Two conflicting studies have today revealed a gaping difference of opinion over the need for security data breach notification laws between people and the organisations which hold their data.
The general public shouldn't be informed if a data breach occurs, according to an overwhelming majority (87 per cent) of UK IT managers polled in a global survey released today by content security vendor, Clearswift. Over half (61 per cent) didn't even think the police should be informed, despite growing industry debate over whether the European Union should implement breach notification laws.
Surprisingly, 60 per cent of the 398 IT decision-makers polled in the UK were unaware of the possible introduction of such legislation. But when informed, half (51 per cent) were in favour of such legislation being implemented.
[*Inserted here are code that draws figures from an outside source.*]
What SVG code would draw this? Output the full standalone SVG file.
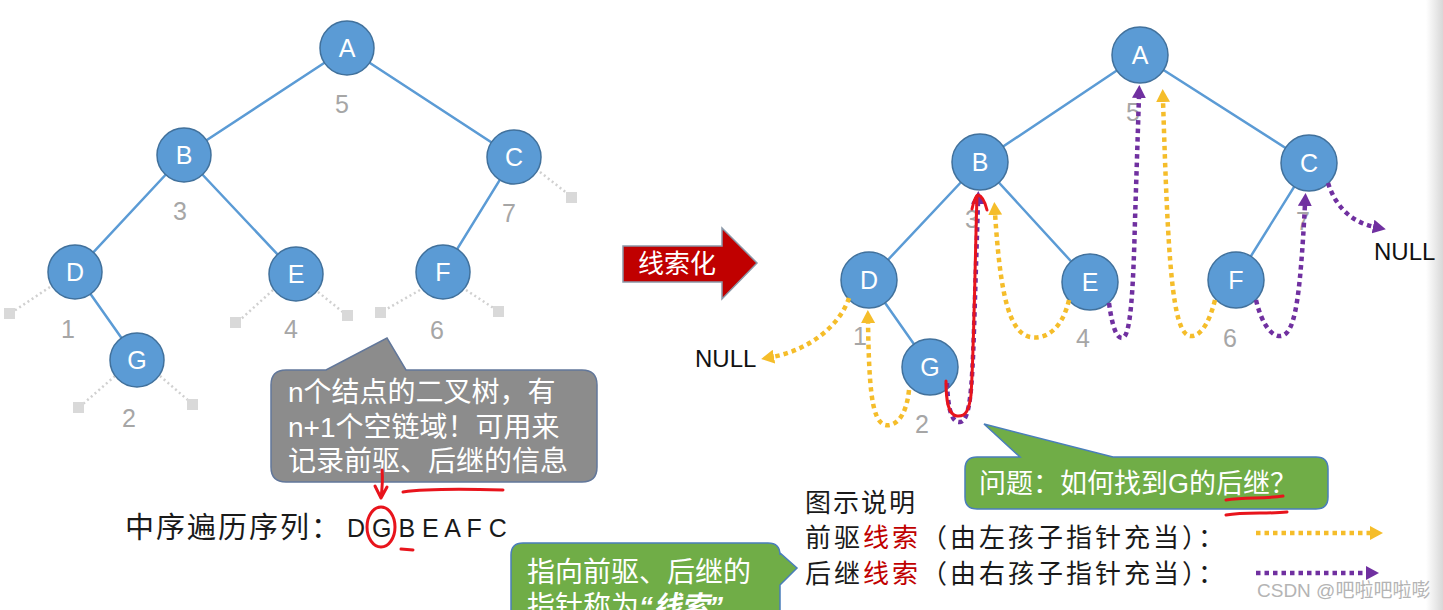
<svg xmlns="http://www.w3.org/2000/svg" width="1443" height="610" viewBox="0 0 1443 610">
<style>
.edge{stroke:#5b9bd5;stroke-width:2.5;fill:none}
.node circle{fill:#5b9bd5;stroke:#41719c;stroke-width:1.5}
.node text{fill:#fff;font-family:"Liberation Sans",Arial,sans-serif;font-size:25px;text-anchor:middle}
.num{fill:#a6a6a6;font-family:"Liberation Sans",Arial,sans-serif;font-size:25px;text-anchor:middle}
.stub{stroke:#d0d0d0;stroke-width:2.5;stroke-dasharray:2 3;fill:none}
.sq{fill:#d9d9d9}
.pre{stroke:#f5bd2a;stroke-width:4.5;stroke-dasharray:4.5 4;fill:none}
.suc{stroke:#7030a0;stroke-width:4.5;stroke-dasharray:4.5 4;fill:none}
.red{stroke:#e8141c;stroke-width:3;fill:none;stroke-linecap:round;stroke-linejoin:round}
.cjk{font-family:"Liberation Sans","Noto Sans CJK SC",sans-serif}
.wt{fill:#fff}
.bk{fill:#1a1a1a}
.null{fill:#111;font-family:"Liberation Sans",Arial,sans-serif;font-size:24px}
</style>
<defs>
<marker id="ay" markerUnits="userSpaceOnUse" markerWidth="14" markerHeight="14" refX="2" refY="7" orient="auto"><path d="M0,0 L13,7 L0,14 z" fill="#f5bd2a"/></marker>
<marker id="ap" markerUnits="userSpaceOnUse" markerWidth="14" markerHeight="14" refX="2" refY="7" orient="auto"><path d="M0,0 L13,7 L0,14 z" fill="#7030a0"/></marker>
<linearGradient id="edgeg" x1="0" y1="0" x2="1" y2="0"><stop offset="0" stop-color="#fff"/><stop offset="1" stop-color="#d8d8d8"/></linearGradient>
</defs>
<rect width="1443" height="610" fill="#fff"/>
<rect x="1426" y="0" width="17" height="610" fill="url(#edgeg)"/>

<!-- LEFT TREE -->
<g id="left-stubs">
<path class="stub" d="M540 172 L568 194 M50 287 L14 311 M273 290 L240 320 M318 292 L344 313 M420 290 L385 310 M466 290 L495 309 M115 376 L83 404 M160 376 L189 401"/>
<rect class="sq" x="566" y="192" width="11" height="11"/>
<rect class="sq" x="4" y="308" width="11" height="11"/>
<rect class="sq" x="230" y="317" width="11" height="11"/>
<rect class="sq" x="342" y="310" width="11" height="11"/>
<rect class="sq" x="375" y="307" width="11" height="11"/>
<rect class="sq" x="493" y="306" width="11" height="11"/>
<rect class="sq" x="73" y="402" width="11" height="11"/>
<rect class="sq" x="187" y="399" width="11" height="11"/>
</g>
<g id="left-edges">
<path class="edge" d="M347 48 L184 155 M347 48 L514 157 M184 155 L75 272 M184 155 L296 274 M514 157 L443 272 M75 272 L137 360"/>
</g>
<g id="l-A" class="node"><circle cx="347" cy="48" r="27"/><text x="347" y="57">A</text></g>
<g id="l-B" class="node"><circle cx="184" cy="155" r="27"/><text x="184" y="164">B</text></g>
<g id="l-C" class="node"><circle cx="514" cy="157" r="27"/><text x="514" y="166">C</text></g>
<g id="l-D" class="node"><circle cx="75" cy="272" r="27"/><text x="75" y="281">D</text></g>
<g id="l-E" class="node"><circle cx="296" cy="274" r="27"/><text x="296" y="283">E</text></g>
<g id="l-F" class="node"><circle cx="443" cy="272" r="27"/><text x="443" y="281">F</text></g>
<g id="l-G" class="node"><circle cx="137" cy="360" r="27"/><text x="137" y="369">G</text></g>
<g id="left-nums">
<text class="num" x="342" y="113">5</text>
<text class="num" x="180" y="220">3</text>
<text class="num" x="509" y="222">7</text>
<text class="num" x="68" y="338">1</text>
<text class="num" x="291" y="338">4</text>
<text class="num" x="437" y="339">6</text>
<text class="num" x="129" y="427">2</text>
</g>

<!-- Gray callout -->
<g id="callout-gray">
<path d="M286 370 L326 370 L387 338 L406 370 L582 370 Q597 370 597 385 L597 467 Q597 482 582 482 L286 482 Q271 482 271 467 L271 385 Q271 370 286 370 Z" fill="#8c8c8c" stroke="#62779a" stroke-width="1.5"/>
<text class="cjk wt" font-size="28" x="288" y="402">n个结点的二叉树，有</text>
<text class="cjk wt" font-size="28" x="288" y="437">n+1个空链域！可用来</text>
<text class="cjk wt" font-size="28" x="288" y="471">记录前驱、后继的信息</text>
</g>

<!-- sequence -->
<g id="sequence">
<text class="cjk bk" font-size="29" letter-spacing="2" x="125" y="538">中序遍历序列：</text>
<text class="bk" font-family="Liberation Sans,Arial,sans-serif" font-size="25" x="347" y="537">D G B E A F C</text>
</g>
<g id="red-notes-left">
<path class="red" d="M382 470 C383 480 382 490 381 498 M375 486 L381 498 L387 487"/>
<ellipse class="red" cx="381" cy="527" rx="14" ry="20"/>
<path class="red" d="M403 492 C430 488 470 489 503 490"/>
<path class="red" stroke-width="4" d="M401 549 L413 550"/>
</g>

<!-- transform arrow -->
<g id="arrow-thread">
<path d="M623 246 L722 246 L722 228 L757 263 L722 299 L722 282 L623 282 Z" fill="#c00000" stroke="#8a98a8" stroke-width="1.5"/>
<text class="cjk wt" font-size="26" x="638" y="273">线索化</text>
</g>

<!-- green callout left -->
<g id="callout-green-left">
<path d="M523 543 L768 543 Q780 543 780 555 L780 553 L797 568 L780 585 L780 620 L511 620 L511 555 Q511 543 523 543 Z" fill="#70ad47" stroke="#4a7ebb" stroke-width="1.5"/>
<text class="cjk wt" font-size="28" x="527" y="582">指向前驱、后继的</text>
<text class="cjk wt" font-size="28" x="527" y="616">指针称为<tspan font-weight="bold" font-style="italic">“线索”</tspan></text>
</g>

<!-- RIGHT TREE -->
<g id="right-edges">
<path class="edge" d="M1140 55 L980 162 M1140 55 L1309 163 M980 162 L869 280 M980 162 L1090 282 M1309 163 L1236 280 M869 280 L930 367"/>
</g>
<g id="r-A" class="node"><circle cx="1140" cy="55" r="28"/><text x="1140" y="64">A</text></g>
<g id="r-B" class="node"><circle cx="980" cy="162" r="28"/><text x="980" y="171">B</text></g>
<g id="r-C" class="node"><circle cx="1309" cy="163" r="28"/><text x="1309" y="172">C</text></g>
<g id="r-D" class="node"><circle cx="869" cy="280" r="28"/><text x="869" y="289">D</text></g>
<g id="r-E" class="node"><circle cx="1090" cy="282" r="28"/><text x="1090" y="291">E</text></g>
<g id="r-F" class="node"><circle cx="1236" cy="280" r="28"/><text x="1236" y="289">F</text></g>
<g id="r-G" class="node"><circle cx="930" cy="367" r="28"/><text x="930" y="376">G</text></g>
<g id="right-nums">
<text class="num" x="1133" y="121">5</text>
<text class="num" x="972" y="228">3</text>
<text class="num" x="1303" y="230">7</text>
<text class="num" x="860" y="345">1</text>
<text class="num" x="922" y="433">2</text>
<text class="num" x="1083" y="347">4</text>
<text class="num" x="1230" y="347">6</text>
</g>
<text class="null" x="695" y="367">NULL</text>
<text class="null" x="1374" y="260">NULL</text>

<g id="threads">
<path class="pre" marker-end="url(#ay)" d="M849 298 C840 325 810 350 772 357"/>
<path class="pre" marker-end="url(#ay)" d="M909 390 C906 420 893 427 885 425 C872 421 869 390 868 321"/>
<path class="pre" marker-end="url(#ay)" d="M1069 300 C1062 330 1045 340 1030 337 C1008 332 1000 290 995 213"/>
<path class="pre" marker-end="url(#ay)" d="M1215 300 C1208 328 1198 337 1190 336 C1172 333 1168 260 1163 100"/>
<path class="suc" marker-end="url(#ap)" d="M947 383 C948 410 952 423 960 422 C970 421 972 390 974 330 L978 202"/>
<path class="suc" marker-end="url(#ap)" d="M1109 303 C1112 325 1116 338 1122 338 C1130 338 1133 300 1135 220 L1139 96"/>
<path class="suc" marker-end="url(#ap)" d="M1256 300 C1262 325 1272 337 1281 336 C1295 334 1300 300 1305 204"/>
<path class="suc" marker-end="url(#ap)" d="M1328 183 C1335 205 1350 222 1375 227"/>
</g>
<g id="red-notes-right">
<path class="red" d="M946 381 C946 400 948 415 957 416 C966 417 969 410 971 395 C974 350 975 260 977 196"/>
<path class="red" d="M972 209 C974 200 976 195 978 195 C982 196 985 202 987 210"/>
</g>

<!-- green callout right -->
<g id="callout-green-right">
<path d="M977 457 L1020 457 L984 424 L1113 457 L1316 457 Q1328 457 1328 469 L1328 497 Q1328 509 1316 509 L977 509 Q965 509 965 497 L965 469 Q965 457 977 457 Z" fill="#70ad47" stroke="#4a7ebb" stroke-width="1.5"/>
<text class="cjk wt" font-size="27" x="979" y="493">问题：如何找到G的后继？</text>
<path class="red" d="M1226 500 C1245 497 1265 499 1283 496 M1226 515 C1245 512 1268 514 1287 512"/>
</g>

<!-- legend -->
<g id="legend">
<text class="cjk bk" font-size="26" letter-spacing="2" x="805" y="512">图示说明</text>
<text class="cjk bk" font-size="26" letter-spacing="3" x="805" y="547">前驱<tspan fill="#c00000">线索</tspan>（由左孩子指针充当）：</text>
<text class="cjk bk" font-size="26" letter-spacing="3" x="805" y="583">后继<tspan fill="#c00000">线索</tspan>（由右孩子指针充当）：</text>
<path class="pre" marker-end="url(#ay)" d="M1256 533 L1372 533"/>
<path class="suc" marker-end="url(#ap)" d="M1256 573 L1368 573"/>
</g>
<text class="cjk" font-size="19" fill="#b4b4b4" x="1257" y="597">CSDN @吧啦吧啦嘭</text>
</svg>
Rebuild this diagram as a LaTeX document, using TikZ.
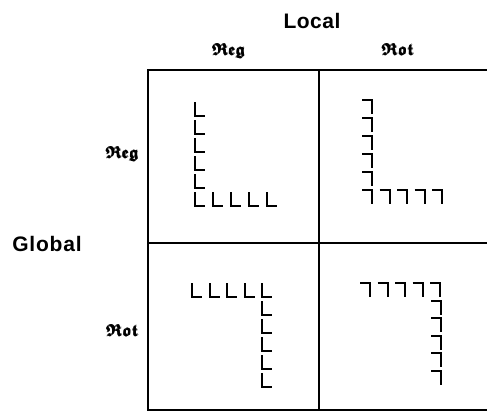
\documentclass[tikz,border=0pt]{standalone}
\usepackage{amsmath,amssymb}
\usepackage{fontspec}
\setmainfont{Liberation Sans}
\tikzset{
  glyph/.style={line width=2pt, line cap=butt, line join=miter},
  Lg/.pic={\draw[glyph] (0,0) -- (0,14) -- (10,14);},
  Rg/.pic={\draw[glyph] (-10,0) -- (0,0) -- (0,14);},
  gridline/.style={line width=1.6pt},
  bigtitle/.style={font=\bfseries\fontsize{21}{24}\selectfont, anchor=base, inner sep=0pt},
  smalltitle/.style={font=\fontsize{16}{19}\selectfont, anchor=base, inner sep=0pt}
}
\newcommand{\frk}[1]{$\pmb{\boldsymbol{\mathfrak{#1}}}$}
\begin{document}
\begin{tikzpicture}[x=1pt,y=-1pt]
\useasboundingbox (0,0) rectangle (487,415);
\clip (0,0) rectangle (487,415);
% grid
\draw[gridline] (500,70) -- (148,70) -- (148,410) -- (500,410);
\draw[gridline] (319,70) -- (319,410);
\draw[gridline] (148,243) -- (500,243);
% labels
\node[bigtitle] (local) at (312,28) {L\kern0.5pt o\kern0.5pt c\kern0.5pt a\kern0.5pt l};
\node[bigtitle] (global) at (47,251.5) {G\kern0.8pt l\kern0.8pt o\kern0.8pt b\kern0.8pt a\kern0.8pt l};
\node[smalltitle] (creg) at (229,55) {\frk{Reg}};
\node[smalltitle] (crot) at (398,55) {\frk{Rot}};
\node[smalltitle] (rreg) at (122.5,158) {\frk{Reg}};
\node[smalltitle] (rrot) at (122.5,336) {\frk{Rot}};
% top-left
\foreach \k in {0,...,4} \pic at (195,102+18*\k) {Lg};
\foreach \k in {0,...,4} \pic at (195+18*\k,192) {Lg};
% top-right
\foreach \k in {0,...,4} \pic at (372,100+18*\k) {Rg};
\foreach \k in {0,...,4} \pic at (372+17.5*\k,190) {Rg};
% bottom-left
\foreach \k in {0,...,4} \pic at (192+17.5*\k,283) {Lg};
\foreach \k in {1,...,5} \pic at (262,283+18*\k) {Lg};
% bottom-right
\foreach \k in {0,...,4} \pic at (370+17.5*\k,283) {Rg};
\foreach \k in {1,...,5} \pic at (441,283+17.5*\k) {Rg};
\end{tikzpicture}
\end{document}
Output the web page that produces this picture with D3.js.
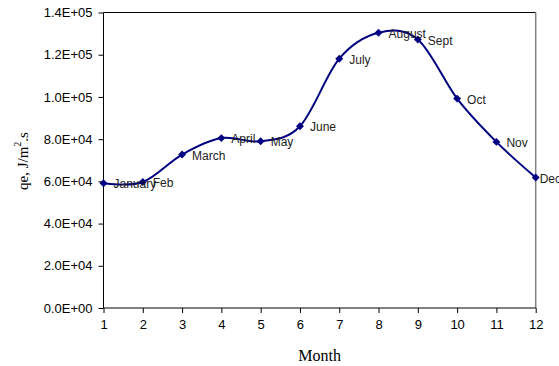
<!DOCTYPE html>
<html><head><meta charset="utf-8">
<script src="https://cdn.jsdelivr.net/npm/d3@7"></script>
<style>body{margin:0;background:#fff}svg{display:block}</style>
</head><body>
<svg id="c" width="559" height="366"></svg>
<script>
const months = [1,2,3,4,5,6,7,8,9,10,11,12];
const monthNames = ["January","Feb","March","April","May","June","July","August","Sept","Oct","Nov","Dec"];
const qe = [59100,59700,72700,80500,79000,86100,118100,130400,127200,99200,78700,61800];
const yTicks = [0,20000,40000,60000,80000,100000,120000,140000];
const yTickLabels = ["0.0E+00","2.0E+04","4.0E+04","6.0E+04","8.0E+04","1.0E+05","1.2E+05","1.4E+05"];

const svg = d3.select("#c");
const L=103.5, R=535.7, T=12.5, B=308;
const x = d3.scaleLinear().domain([1,12]).range([L,R]);
const y = d3.scaleLinear().domain([0,140000]).range([B,T]);

svg.append("line").attr("x1",L).attr("x2",R).attr("y1",T).attr("y2",T).attr("stroke","#000").attr("stroke-width",1);
svg.append("line").attr("x1",R).attr("x2",R).attr("y1",T).attr("y2",B).attr("stroke","#808080").attr("stroke-width",1.5);

const yAxis = d3.axisLeft(y).tickValues(yTicks).tickFormat((d,i)=>yTickLabels[i]).tickSize(5).tickPadding(6);
const gy = svg.append("g").attr("transform",`translate(${L},0)`).call(yAxis);
const xAxis = d3.axisBottom(x).tickValues(months).tickSize(5).tickPadding(7);
const gx = svg.append("g").attr("transform",`translate(0,${B})`).call(xAxis);
[gy,gx].forEach(g=>{
  g.select(".domain").attr("stroke","#000");
  g.selectAll(".tick line").attr("stroke","#000");
  g.selectAll("text").attr("font-family","Liberation Sans, Arial, sans-serif").attr("font-size","13px").attr("fill","#000");
});
gx.select(".domain").attr("d",`M${L},0H${R}`);
gy.select(".domain").attr("d",`M0,${B}V${T}`);

const pts = months.map((m,i)=>[x(m),y(qe[i])]);
svg.append("path").attr("d",d3.line().curve(d3.curveCatmullRom.alpha(0))(pts))
  .attr("fill","none").attr("stroke","#000080").attr("stroke-width",2);

svg.selectAll(".mk").data(pts).join("path").attr("class","mk")
  .attr("transform",d=>`translate(${d[0]},${d[1]})`)
  .attr("d",d3.symbol(d3.symbolDiamond2,40)).attr("fill","#000080");

svg.selectAll(".lb").data(pts).join("text").attr("class","lb")
  .attr("x",(d,i)=>d[0]+(i===11?4:10)).attr("y",d=>d[1]+1)
  .attr("dy","0.35em")
  .attr("font-family","Liberation Sans, Arial, sans-serif").attr("font-size","12px").attr("fill","#222")
  .text((d,i)=>monthNames[i]);

svg.append("text").attr("x",(L+R)/2).attr("y",361).attr("text-anchor","middle")
  .attr("font-family","Liberation Serif, Times New Roman, serif").attr("font-size","16px").text("Month");

const yl = svg.append("text").attr("transform",`translate(28,161) rotate(-90)`).attr("text-anchor","middle")
  .attr("font-family","Liberation Serif, Times New Roman, serif").attr("font-size","15px");
yl.append("tspan").text("qe, J/m");
yl.append("tspan").attr("dy","-7").attr("font-size","10px").text("2");
yl.append("tspan").attr("dy","7").text(".s");
</script>
</body></html>
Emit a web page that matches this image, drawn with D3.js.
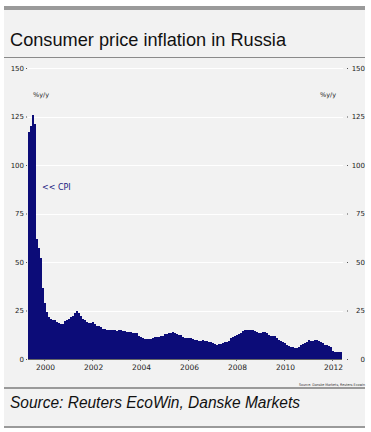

Of those UK organisations polled, 15 per cent had suffered a data loss in the last 12-18 months and, of those, over half (58 per cent) had experienced more than one. And email was the most popular method of data transfer, despite almost a quarter (23 per cent) of organisations losing data in this way.
By contrast Symantec, commissioned Ipsos MORI to ask consumers if they would want to be notified if a public or private sector organisation lost their personal details. The overwhelming majority of respondents (96 per cent) said they would.
Bank account details (85 per cent) were priority for notification if lost, followed by their passport number (52 per cent). The security vendor also cited its earlier research that found the value of information lost in the UK due to data breaches was 47 per record compromised.
But when asked about the possible impact of data breach notification legislation, almost half (49 per cent) of UK IT manager respondents to the Clearswift survey envisaged their total annual IT spend increasing by at least five per cent. Some 26 per cent of IT managers expect that increase to be at least ten per cent.
In comparison, one in five (20 per cent) of the US respondents who have to adhere to data breach notification legislation, said they had seen no change in their IT spend since its introduction.
Stephen Millard, Clearswift vice president of strategy, warned UK IT organisations to get their houses in order regardless of any possible legislative threat. "This Clearswift research shows that when faced with the prospect of having to air some dirty laundry in public, companies are not confident they will emerge in a positive light," he said.
"This demonstrates the necessity of having appropriate measures in place to protect and secure sensitive information and for the IT community to accept responsibility for the information they manage."